Most people don’t usually think of Springsteen as part of these crasser conflations of politics, pop culture and celebrity worship, because they think there is a bit more political or ideological substance behind their fandom of a performer who claims working-class roots and emphasizes them in his lyrics and aesthetic. This perceived difference, though, attests in part to Springsteen’s gifts as a performer. One of the most enduring achievements of Springsteen’s career has been his ability to cultivate a powerful sense of authenticity in the minds of his admirers. He’s everything that rock fans want rock stars to be: a hard-working, self-made man of the people whose music provides an escape to a more vivid and better world. Springsteen has also made ungodly amounts of money, of course, but this isn’t why he does it, we tell ourselves—the money is simply a happy byproduct. This logic isn’t the easiest thing to hold together, and very nearly fell apart during the Super Bowl, when viewers were treated to a Jeep commercial featuring Springsteen and windy slogans about American unity.

During the Obama years Springsteen’s unassailable realness became a renewed fixation of America’s most venerable liberal journalists, some of whom even directly credited the Boss with Obama’s second-term victory. These ways of thinking about Springsteen are what allow the logic of a project like “Renegades” to cohere, and what allow for the tacit and utterly absurd belief that Bruce Springsteen is more like Barack Obama than he is, say, Katy Perry, another successful popular musician who donates her time and talents to the Democratic Party.

This isn’t to suggest that Springsteen is a phony; rather, it’s evidence that he’s good at his job. Musical authenticity is a product of performance, even if it’s often filtered through ideological biases. And of course, there are strong tinges of desire in Democrats’ Springsteen obsession as well. The characters that Springsteen sings about—everymen figures who are often implicitly or explicitly working-class, exurban, and white—are the exact demographic that, for the past 40 years at least, Democrats have grown most fearful of losing. Springsteen’s music offers a way back into a mythic America that’s easier and more comforting, an unruly but fundamentally good-hearted country united by rock and roll.

In these ways Springsteen is an antecedent to another current fixation of liberal celebrity worship, Dolly Parton. Recent years have seen a vocal contingent of left-leaning Parton fans elevate the famously apolitical country star into a saintly progressive icon. Like Springsteen, Parton is a beloved entertainer who’s exceptionally famous and well-off, an odd totem to build a politics around; like Springsteen, she also provides an imaginative connection to a population of people—in Parton’s case, white, rural Southerners—whom Democrats fear don’t like them.

There are a lot of good reasons not to conflate fandom with political action, and for political movements not to treat pop-cultural icons and institutions as being their allies. For starters, it cheapens our relationship to both: We should have a clearer sense of our politicians’ persons and policies than comparing them to the Avengers, superheroes here to knock down our enemies, or delighting at which rock stars they’re friends with, and there are certainly more thoughtful ways to engage with Springsteen’s music than treating him like some sweaty, guitar-wielding statesman.
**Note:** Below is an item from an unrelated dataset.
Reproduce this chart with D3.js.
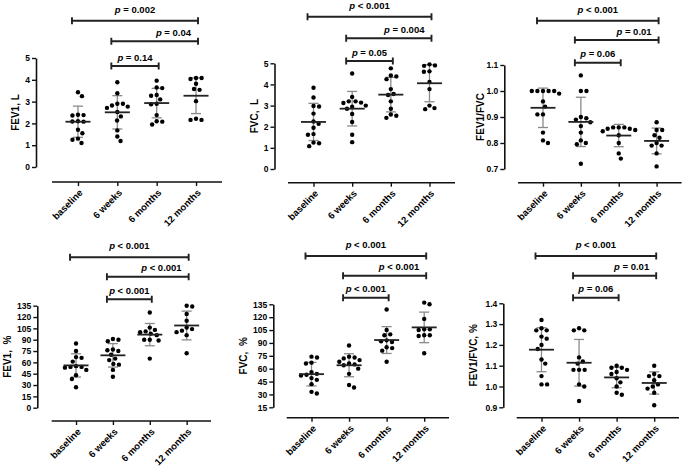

It also risks reducing politics itself to fan worship, a troubling prospect for democracy. In a famous essay written in the mid-1930s, the German-Jewish philosopher Walter Benjamin extolled the liberatory possibilities of mass culture while also warning of its potentially nefarious uses in the political realm, arguing that a medium like film’s ability to turn politicians into aesthetic objects for mass consumption made it a powerful vehicle for fascism. Ironically, in 2008 it was Obama himself whom Republicans attacked as being an empty celebrity as opposed to a serious politician. Then, of course, in 2016, the Republican Party began its still ongoing love affair with Donald Trump, one of the purest embodiments of celebrity culture in American history.
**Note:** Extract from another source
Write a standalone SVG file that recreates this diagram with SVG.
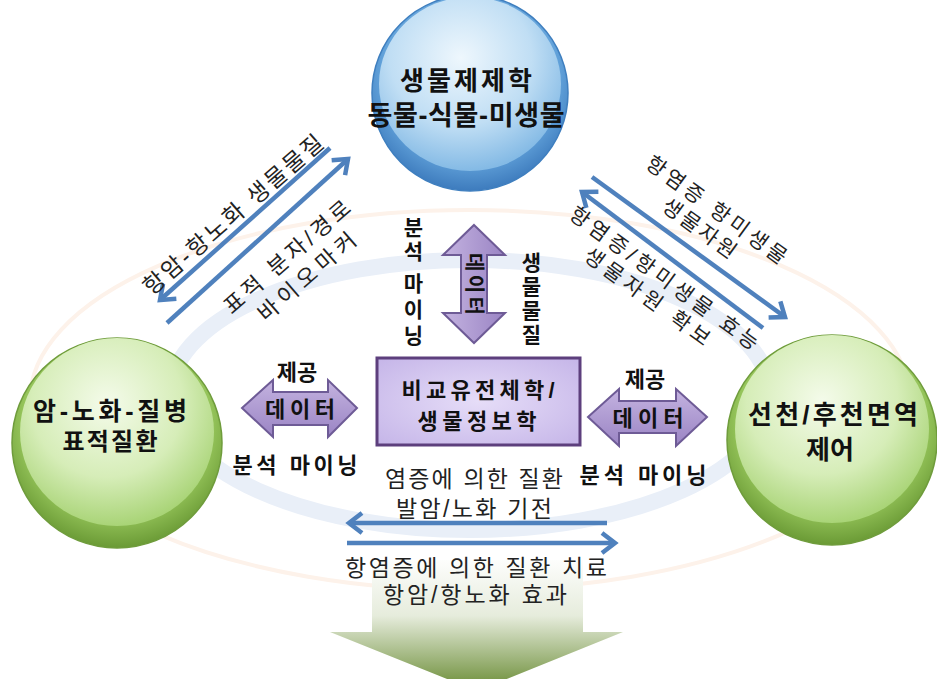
<svg xmlns="http://www.w3.org/2000/svg" width="937" height="679" viewBox="0 0 937 679">
<style>
.b{font-family:"Liberation Sans","Noto Sans CJK KR",sans-serif;font-weight:bold;fill:#111;text-anchor:middle}
.r{font-family:"Liberation Sans","Noto Sans CJK KR",sans-serif;font-weight:normal;fill:#222;text-anchor:middle}
.v{writing-mode:vertical-rl}
.blue{stroke:#4f81bd;stroke-width:4.5;fill:none}
.parr{fill:url(#purp);stroke:#6e5b96;stroke-width:2}
</style>
<defs>
<radialGradient id="blueOuter" cx="50%" cy="40%" r="60%">
<stop offset="0" stop-color="#a6cff0"/><stop offset="0.75" stop-color="#62a2da"/><stop offset="1" stop-color="#3d7bbd"/>
</radialGradient>
<radialGradient id="blueInner" cx="45%" cy="35%" r="65%">
<stop offset="0" stop-color="#eef7fd"/><stop offset="0.6" stop-color="#c0def4"/><stop offset="1" stop-color="#84bae5"/>
</radialGradient>
<radialGradient id="greenOuter" cx="50%" cy="40%" r="60%">
<stop offset="0" stop-color="#c2e28e"/><stop offset="0.75" stop-color="#95c45a"/><stop offset="1" stop-color="#6a9a35"/>
</radialGradient>
<radialGradient id="greenInner" cx="45%" cy="35%" r="65%">
<stop offset="0" stop-color="#f4fbea"/><stop offset="0.6" stop-color="#d6edb8"/><stop offset="1" stop-color="#a9d477"/>
</radialGradient>
<linearGradient id="purp" x1="0" y1="0" x2="0" y2="1">
<stop offset="0" stop-color="#c4b3e0"/><stop offset="1" stop-color="#9a84c4"/>
</linearGradient>
<linearGradient id="purpV" x1="0" y1="0" x2="1" y2="0">
<stop offset="0" stop-color="#c4b3e0"/><stop offset="1" stop-color="#9a84c4"/>
</linearGradient>
<radialGradient id="boxFill" cx="50%" cy="50%" r="70%">
<stop offset="0" stop-color="#e6ddf8"/><stop offset="1" stop-color="#c5b5e8"/>
</radialGradient>
<linearGradient id="bigArrow" gradientUnits="userSpaceOnUse" x1="0" y1="555" x2="0" y2="690">
<stop offset="0" stop-color="#ffffff"/><stop offset="0.45" stop-color="#e6ecdc"/><stop offset="1" stop-color="#6a8c35"/>
</linearGradient>
<marker id="head" markerUnits="userSpaceOnUse" markerWidth="30" markerHeight="30" refX="0" refY="0" orient="auto" overflow="visible" viewBox="-20 -15 30 30">
<path d="M-13,-10 L0,0 L-13,10" fill="none" stroke="#4f81bd" stroke-width="4.5" stroke-linejoin="miter"/>
</marker>
</defs>
<rect width="937" height="679" fill="#ffffff"/>
<g id="rings">
<ellipse cx="470" cy="400" rx="440" ry="190" fill="none" stroke="#fdf2ea" stroke-width="4"/>
<ellipse cx="470" cy="395" rx="300" ry="135" fill="none" stroke="#e9eff8" stroke-width="16"/>
</g>
<g id="result-arrow">
<polygon points="372,560 583,560 583,632 623,632 477,691 330,632 372,632" fill="url(#bigArrow)"/>
</g>
<g id="connectors">
<line class="blue" x1="330" y1="148" x2="160" y2="300" marker-end="url(#head)"/>
<line class="blue" x1="167" y1="323" x2="348" y2="159" marker-end="url(#head)"/>
<line class="blue" x1="592" y1="177" x2="785" y2="317" marker-end="url(#head)"/>
<line class="blue" x1="763" y1="328" x2="582" y2="192" marker-end="url(#head)"/>
<line class="blue" x1="607" y1="523" x2="349" y2="523" marker-end="url(#head)"/>
<line class="blue" x1="347" y1="543" x2="615" y2="543" marker-end="url(#head)"/>
<polygon class="parr" points="242,408 273,380 273,392 328,392 328,380 357,408 328,437 328,425 273,425 273,437"/>
<polygon class="parr" points="588,417 619,389 619,401 676,401 676,389 707,417 676,446 676,433 619,433 619,446"/>
<polygon points="474,225 505,255 487,255 487,313 505,313 474,343 443,313 461,313 461,255 443,255" fill="url(#purpV)" stroke="#6e5b96" stroke-width="2"/>
</g>
<g id="labels-upper-left" transform="rotate(-41)">
<text class="r" x="35" y="323" font-size="23" textLength="230">항암-항노화 생물물질</text>
<text class="r" font-size="22"><tspan x="48" y="390" textLength="160">표적 분자/경로</tspan><tspan x="50" y="418" textLength="122">바이오마커</tspan></text>
</g>
<g id="labels-upper-right" transform="rotate(36)">
<text class="r" font-size="21"><tspan x="703" y="-244" textLength="168">항염증 항미생물</tspan><tspan x="700" y="-219" textLength="86">생물자원</tspan></text>
<text class="r" font-size="21"><tspan x="701" y="-158" textLength="228">항염증/항미생물 효능</tspan><tspan x="698" y="-133" textLength="150">생물자원 확보</tspan></text>
</g>
<g id="labels-center">
<text class="b v" font-size="21" letter-spacing="3" x="412" y="241">분석</text>
<text class="b v" font-size="21" letter-spacing="5" x="412" y="312">마이닝</text>
<text class="b v" font-size="21" letter-spacing="3" x="530" y="300">생물물질</text>
<text class="b" font-size="20" transform="translate(474,284) rotate(90)" x="0" y="7" textLength="62">데이터</text>
<text class="b" font-size="22" x="297" y="380">제공</text>
<text class="b" font-size="22" x="300" y="417" textLength="70">데이터</text>
<text class="b" font-size="22" x="295" y="473" textLength="125">분석 마이닝</text>
<text class="b" font-size="22" x="645" y="387">제공</text>
<text class="b" font-size="22" x="648" y="426" textLength="71">데이터</text>
<text class="b" font-size="22" x="643" y="483" textLength="127">분석 마이닝</text>
<text class="r" font-size="23"><tspan x="474" y="487" textLength="178">염증에 의한 질환</tspan><tspan x="474" y="517" textLength="156">발암/노화 기전</tspan></text>
<text class="r" font-size="23"><tspan x="476" y="576" textLength="262">항염증에 의한 질환 치료</tspan><tspan x="475" y="603" textLength="184">항암/항노화 효과</tspan></text>
</g>
<g id="node-biopharma">
<circle cx="470" cy="93" r="98" fill="url(#blueOuter)" stroke="#3f7fbf" stroke-width="1.5"/>
<ellipse cx="470" cy="84" rx="91" ry="87" fill="url(#blueInner)"/>
<text class="b"><tspan font-size="26" x="466" y="90" textLength="132">생물제제학</tspan><tspan font-size="27" x="466" y="125" textLength="197">동물-식물-미생물</tspan></text>
</g>
<g id="node-disease">
<circle cx="117" cy="443" r="105" fill="url(#greenOuter)" stroke="#6f9c3c" stroke-width="1.5"/>
<ellipse cx="117" cy="432" rx="97" ry="94" fill="url(#greenInner)"/>
<text class="b"><tspan font-size="25" x="110" y="420" textLength="154">암-노화-질병</tspan><tspan font-size="24" x="110" y="450" textLength="95">표적질환</tspan></text>
</g>
<g id="node-immune">
<circle cx="832" cy="440" r="105" fill="url(#greenOuter)" stroke="#6f9c3c" stroke-width="1.5"/>
<ellipse cx="832" cy="429" rx="97" ry="94" fill="url(#greenInner)"/>
<text class="b" font-size="26"><tspan x="833" y="424" textLength="170">선천/후천면역</tspan><tspan x="830" y="459">제어</tspan></text>
</g>
<g id="node-bioinfo">
<rect x="377" y="358" width="203" height="87" fill="url(#boxFill)" stroke="#5d3f7d" stroke-width="3"/>
<text class="b" font-size="22"><tspan x="478" y="398" textLength="153">비교유전체학/</tspan><tspan x="477" y="429" textLength="119">생물정보학</tspan></text>
</g>
</svg>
The fundamental goal of politics should be to make people’s lives better. In its best instances popular culture makes our lives better as well, but to imagine that as being its fundamental goal is deeply naïve. Pop culture’s fundamental goal is to make money and sell itself to us. When corporations like Disney and Netflix try to present themselves as progressive or humanitarian, these are PR campaigns. The idea that the Marvel Cinematic Universe is an ideologically righteous bastion of progressive ideals is exactly what Marvel Studios wants its progressive viewers to believe.
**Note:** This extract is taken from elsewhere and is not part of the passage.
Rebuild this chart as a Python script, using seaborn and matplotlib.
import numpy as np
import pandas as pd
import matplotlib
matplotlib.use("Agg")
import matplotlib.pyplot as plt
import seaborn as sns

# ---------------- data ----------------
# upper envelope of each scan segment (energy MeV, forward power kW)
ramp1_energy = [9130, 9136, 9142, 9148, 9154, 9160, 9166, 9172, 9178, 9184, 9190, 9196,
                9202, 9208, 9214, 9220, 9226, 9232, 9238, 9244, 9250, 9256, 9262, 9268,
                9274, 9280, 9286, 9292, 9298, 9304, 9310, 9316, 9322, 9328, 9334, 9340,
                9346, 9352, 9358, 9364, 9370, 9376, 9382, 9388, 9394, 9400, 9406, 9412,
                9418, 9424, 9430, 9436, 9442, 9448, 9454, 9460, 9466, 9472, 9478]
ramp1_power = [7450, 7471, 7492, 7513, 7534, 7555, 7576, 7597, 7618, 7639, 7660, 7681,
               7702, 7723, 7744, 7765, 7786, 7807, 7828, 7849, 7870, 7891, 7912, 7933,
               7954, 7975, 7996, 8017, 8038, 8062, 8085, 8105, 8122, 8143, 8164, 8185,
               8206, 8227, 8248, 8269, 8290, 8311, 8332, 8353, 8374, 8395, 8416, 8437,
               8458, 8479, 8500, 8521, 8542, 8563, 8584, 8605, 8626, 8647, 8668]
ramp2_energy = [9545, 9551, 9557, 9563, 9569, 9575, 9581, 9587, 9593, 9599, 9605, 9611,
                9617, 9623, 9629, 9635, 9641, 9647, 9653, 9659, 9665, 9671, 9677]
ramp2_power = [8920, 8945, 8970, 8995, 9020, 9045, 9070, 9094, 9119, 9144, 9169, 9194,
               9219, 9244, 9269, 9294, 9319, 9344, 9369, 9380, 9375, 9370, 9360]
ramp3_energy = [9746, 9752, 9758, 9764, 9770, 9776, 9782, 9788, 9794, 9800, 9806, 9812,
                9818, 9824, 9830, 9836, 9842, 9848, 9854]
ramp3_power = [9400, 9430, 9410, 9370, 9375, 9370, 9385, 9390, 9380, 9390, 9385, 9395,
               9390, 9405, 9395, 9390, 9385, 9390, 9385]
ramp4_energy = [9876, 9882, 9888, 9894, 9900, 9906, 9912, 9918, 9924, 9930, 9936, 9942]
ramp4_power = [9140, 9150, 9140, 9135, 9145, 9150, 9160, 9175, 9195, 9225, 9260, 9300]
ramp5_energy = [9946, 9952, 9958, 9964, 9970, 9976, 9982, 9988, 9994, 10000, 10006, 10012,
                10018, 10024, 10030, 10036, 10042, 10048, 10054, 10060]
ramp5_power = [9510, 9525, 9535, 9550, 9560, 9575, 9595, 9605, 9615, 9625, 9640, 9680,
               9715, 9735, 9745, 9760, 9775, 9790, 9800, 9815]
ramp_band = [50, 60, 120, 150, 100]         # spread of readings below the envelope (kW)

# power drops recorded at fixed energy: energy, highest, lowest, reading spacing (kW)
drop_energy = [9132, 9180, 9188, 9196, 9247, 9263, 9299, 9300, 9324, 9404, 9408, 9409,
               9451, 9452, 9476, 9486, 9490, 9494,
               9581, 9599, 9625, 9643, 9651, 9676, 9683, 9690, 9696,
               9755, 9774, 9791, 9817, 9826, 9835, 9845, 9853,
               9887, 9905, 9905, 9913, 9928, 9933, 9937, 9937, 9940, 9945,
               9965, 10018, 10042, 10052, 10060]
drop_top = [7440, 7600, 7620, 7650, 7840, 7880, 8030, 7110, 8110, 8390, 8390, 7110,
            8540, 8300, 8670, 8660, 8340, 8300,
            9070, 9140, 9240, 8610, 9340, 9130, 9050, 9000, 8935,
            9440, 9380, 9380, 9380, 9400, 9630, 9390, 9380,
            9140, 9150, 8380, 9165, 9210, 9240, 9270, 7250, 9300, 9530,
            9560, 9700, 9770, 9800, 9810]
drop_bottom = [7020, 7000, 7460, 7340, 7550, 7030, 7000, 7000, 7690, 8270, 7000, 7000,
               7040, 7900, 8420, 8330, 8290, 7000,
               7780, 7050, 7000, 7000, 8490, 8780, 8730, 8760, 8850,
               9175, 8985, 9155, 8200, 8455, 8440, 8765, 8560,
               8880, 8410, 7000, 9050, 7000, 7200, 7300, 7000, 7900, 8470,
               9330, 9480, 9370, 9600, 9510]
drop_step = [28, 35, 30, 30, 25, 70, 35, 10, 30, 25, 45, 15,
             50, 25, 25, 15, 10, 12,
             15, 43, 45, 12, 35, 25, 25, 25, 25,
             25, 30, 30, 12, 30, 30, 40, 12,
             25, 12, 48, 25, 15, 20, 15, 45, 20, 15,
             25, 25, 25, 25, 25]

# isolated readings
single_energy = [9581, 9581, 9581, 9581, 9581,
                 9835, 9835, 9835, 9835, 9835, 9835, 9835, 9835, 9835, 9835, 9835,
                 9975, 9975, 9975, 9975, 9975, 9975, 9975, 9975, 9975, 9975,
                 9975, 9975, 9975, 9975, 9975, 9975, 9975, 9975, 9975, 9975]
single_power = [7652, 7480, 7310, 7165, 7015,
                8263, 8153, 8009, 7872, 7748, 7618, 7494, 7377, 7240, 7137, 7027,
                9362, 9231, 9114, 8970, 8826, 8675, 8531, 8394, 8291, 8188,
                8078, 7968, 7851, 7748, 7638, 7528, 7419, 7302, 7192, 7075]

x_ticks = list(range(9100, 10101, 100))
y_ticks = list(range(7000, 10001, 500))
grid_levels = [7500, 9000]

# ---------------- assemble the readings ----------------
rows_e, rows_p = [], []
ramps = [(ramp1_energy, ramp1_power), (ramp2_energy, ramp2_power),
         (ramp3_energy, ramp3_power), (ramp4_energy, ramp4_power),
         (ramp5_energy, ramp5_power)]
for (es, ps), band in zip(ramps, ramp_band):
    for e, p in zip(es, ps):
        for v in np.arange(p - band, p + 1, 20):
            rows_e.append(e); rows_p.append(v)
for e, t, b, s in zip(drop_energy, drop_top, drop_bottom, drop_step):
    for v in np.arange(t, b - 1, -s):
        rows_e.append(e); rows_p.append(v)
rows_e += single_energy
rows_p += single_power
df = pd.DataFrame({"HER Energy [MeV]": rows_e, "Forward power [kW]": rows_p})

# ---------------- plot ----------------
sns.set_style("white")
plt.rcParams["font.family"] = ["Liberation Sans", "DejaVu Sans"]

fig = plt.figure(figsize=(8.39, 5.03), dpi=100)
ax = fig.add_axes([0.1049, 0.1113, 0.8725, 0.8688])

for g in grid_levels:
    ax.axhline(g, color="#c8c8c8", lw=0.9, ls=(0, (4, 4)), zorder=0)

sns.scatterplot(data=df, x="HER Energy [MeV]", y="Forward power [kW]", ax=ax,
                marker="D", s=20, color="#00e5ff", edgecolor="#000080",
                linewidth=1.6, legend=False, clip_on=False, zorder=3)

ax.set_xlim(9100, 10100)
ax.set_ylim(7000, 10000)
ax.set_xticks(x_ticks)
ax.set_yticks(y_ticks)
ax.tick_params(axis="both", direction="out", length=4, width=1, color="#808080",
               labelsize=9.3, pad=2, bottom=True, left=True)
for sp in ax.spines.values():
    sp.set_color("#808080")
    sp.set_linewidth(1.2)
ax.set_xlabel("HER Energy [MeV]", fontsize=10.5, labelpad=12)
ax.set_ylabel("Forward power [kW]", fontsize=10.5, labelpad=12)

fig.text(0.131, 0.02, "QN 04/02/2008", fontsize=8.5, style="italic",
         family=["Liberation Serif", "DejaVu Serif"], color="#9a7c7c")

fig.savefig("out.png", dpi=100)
Like many podcasts, “Renegades” has advertisers—Dollar Shave Club and Comcast, in the episodes I’ve heard. I recently joked to a friend that it’s a shame that Bruce and Barack don’t do their own ad-reads, because it’d be funny to hear Barack Obama tell folksy anecdotes about shaving, or to listen to the guy who sang this sing the virtues of a cable provider. But the more I think about it I really wish they did, because at least one of these guys is making real money off this thing—“Renegades” is produced by Higher Ground Productions, the Obamas’ media company. And that’s fine, just as its fine if lots of Democrats want to listen to it. I just hope they keep in mind that building America back better will take a lot more than listening to a couple of guys sell razors.